### INFORMATION SHOWN:
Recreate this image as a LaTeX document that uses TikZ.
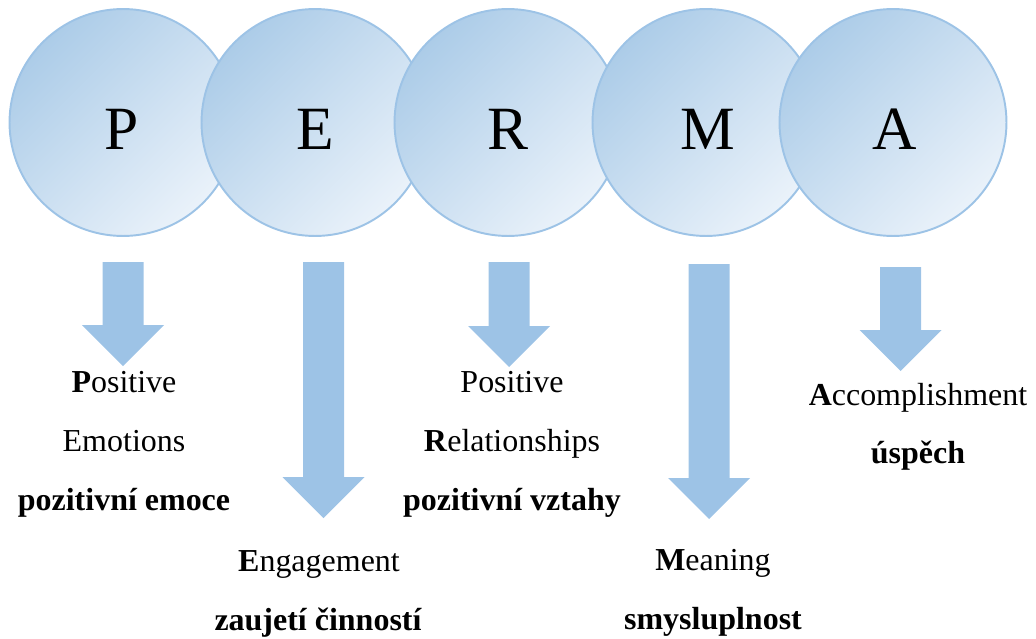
\documentclass[tikz,border=0pt]{standalone}
\usepackage{fontspec}
\setmainfont{Liberation Serif}
\definecolor{ballback}{RGB}{172,204,232}
\definecolor{ballfront}{RGB}{234,242,250}
\definecolor{arrowblue}{RGB}{157,195,230}
\def\blockarrow(#1,#2,#3){\fill[arrowblue] (#1-20.5,#2) -- (#1+20.5,#2) -- (#1+20.5,#3-41) -- (#1+41,#3-41) -- (#1,#3) -- (#1-41,#3-41) -- (#1-20.5,#3-41) -- cycle;}

\begin{document}
\begin{tikzpicture}[x=0.02cm,y=-0.02cm,
	ball/.style={circle,draw=arrowblue,line width=1.1pt,minimum size=4.54cm,inner sep=0pt,
		top color=ballback,bottom color=ballfront,shading angle=45},
	letter/.style={anchor=base,inner sep=0pt,font=\fontsize{35}{40}\selectfont},
	word/.style={anchor=base,inner sep=0pt,font=\fontsize{18.2}{22}\selectfont},
	czech/.style={anchor=base,inner sep=0pt,font=\fontsize{18.2}{22}\selectfont\bfseries}]
			%%%%% START %%%%%
			\useasboundingbox (0,0) rectangle (1036,639);
			
			\node[ball] (P) at (123,122.5) {};
			\node[letter] (lP) at (122,149) {P};
			\node[ball] (E) at (315,122.5) {};
			\node[letter] (lE) at (315,149) {E};
			\node[ball] (R) at (508,122.5) {};
			\node[letter] (lR) at (508,149) {R};
			\node[ball] (M) at (706,122.5) {};
			\node[letter] (lM) at (707.5,149) {M};
			\node[ball] (A) at (893,122.5) {};
			\node[letter] (lA) at (894.5,149) {A};
			
			\blockarrow(123,262,366)
			\blockarrow(323.5,262,518)
			\blockarrow(509,262,367)
			\blockarrow(709,264,519)
			\blockarrow(900.5,267,371)
			
			\node[word] (p1) at (124,392) {\textbf{P}ositive};
			\node[word] (p2) at (124,451) {Emotions};
			\node[czech] (p3) at (124,510) {pozitivní emoce};
			
			\node[word] (e1) at (319,571) {\textbf{E}ngagement};
			\node[czech] (e2) at (318,630) {zaujetí činností};
			
			\node[word] (r1) at (512,392) {Positive};
			\node[word] (r2) at (512,451) {\textbf{R}elationships};
			\node[czech] (r3) at (512,510) {pozitivní vztahy};
			
			\node[word] (m1) at (713,570) {\textbf{M}eaning};
			\node[czech] (m2) at (713,629) {smysluplnost};
			
			\node[word] (a1) at (918,405.5) {\textbf{A}ccomplishment};
			\node[czech] (a2) at (918,463) {úspěch};
			%%%%% END %%%%%
\end{tikzpicture}
\end{document}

### AIM OF THE TASK:
Output all of the data exactly as it stands, minus any images.

### EXERCISE RESPONSE:
Recreate this image as a LaTeX document that uses TikZ.
\documentclass[tikz,border=0pt]{standalone}
\usepackage{fontspec}
\setmainfont{Liberation Serif}
\definecolor{ballback}{RGB}{172,204,232}
\definecolor{ballfront}{RGB}{234,242,250}
\definecolor{arrowblue}{RGB}{157,195,230}
\def\blockarrow(#1,#2,#3){\fill[arrowblue] (#1-20.5,#2) -- (#1+20.5,#2) -- (#1+20.5,#3-41) -- (#1+41,#3-41) -- (#1,#3) -- (#1-41,#3-41) -- (#1-20.5,#3-41) -- cycle;}

\begin{document}
\begin{tikzpicture}[x=0.02cm,y=-0.02cm,
	ball/.style={circle,draw=arrowblue,line width=1.1pt,minimum size=4.54cm,inner sep=0pt,
		top color=ballback,bottom color=ballfront,shading angle=45},
	letter/.style={anchor=base,inner sep=0pt,font=\fontsize{35}{40}\selectfont},
	word/.style={anchor=base,inner sep=0pt,font=\fontsize{18.2}{22}\selectfont},
	czech/.style={anchor=base,inner sep=0pt,font=\fontsize{18.2}{22}\selectfont\bfseries}]
			%%%%% START %%%%%
			\useasboundingbox (0,0) rectangle (1036,639);
			
			\node[ball] (P) at (123,122.5) {};
			\node[letter] (lP) at (122,149) {P};
			\node[ball] (E) at (315,122.5) {};
			\node[letter] (lE) at (315,149) {E};
			\node[ball] (R) at (508,122.5) {};
			\node[letter] (lR) at (508,149) {R};
			\node[ball] (M) at (706,122.5) {};
			\node[letter] (lM) at (707.5,149) {M};
			\node[ball] (A) at (893,122.5) {};
			\node[letter] (lA) at (894.5,149) {A};
			
			\blockarrow(123,262,366)
			\blockarrow(323.5,262,518)
			\blockarrow(509,262,367)
			\blockarrow(709,264,519)
			\blockarrow(900.5,267,371)
			
			\node[word] (p1) at (124,392) {\textbf{P}ositive};
			\node[word] (p2) at (124,451) {Emotions};
			\node[czech] (p3) at (124,510) {pozitivní emoce};
			
			\node[word] (e1) at (319,571) {\textbf{E}ngagement};
			\node[czech] (e2) at (318,630) {zaujetí činností};
			
			\node[word] (r1) at (512,392) {Positive};
			\node[word] (r2) at (512,451) {\textbf{R}elationships};
			\node[czech] (r3) at (512,510) {pozitivní vztahy};
			
			\node[word] (m1) at (713,570) {\textbf{M}eaning};
			\node[czech] (m2) at (713,629) {smysluplnost};
			
			\node[word] (a1) at (918,405.5) {\textbf{A}ccomplishment};
			\node[czech] (a2) at (918,463) {úspěch};
			%%%%% END %%%%%
\end{tikzpicture}
\end{document}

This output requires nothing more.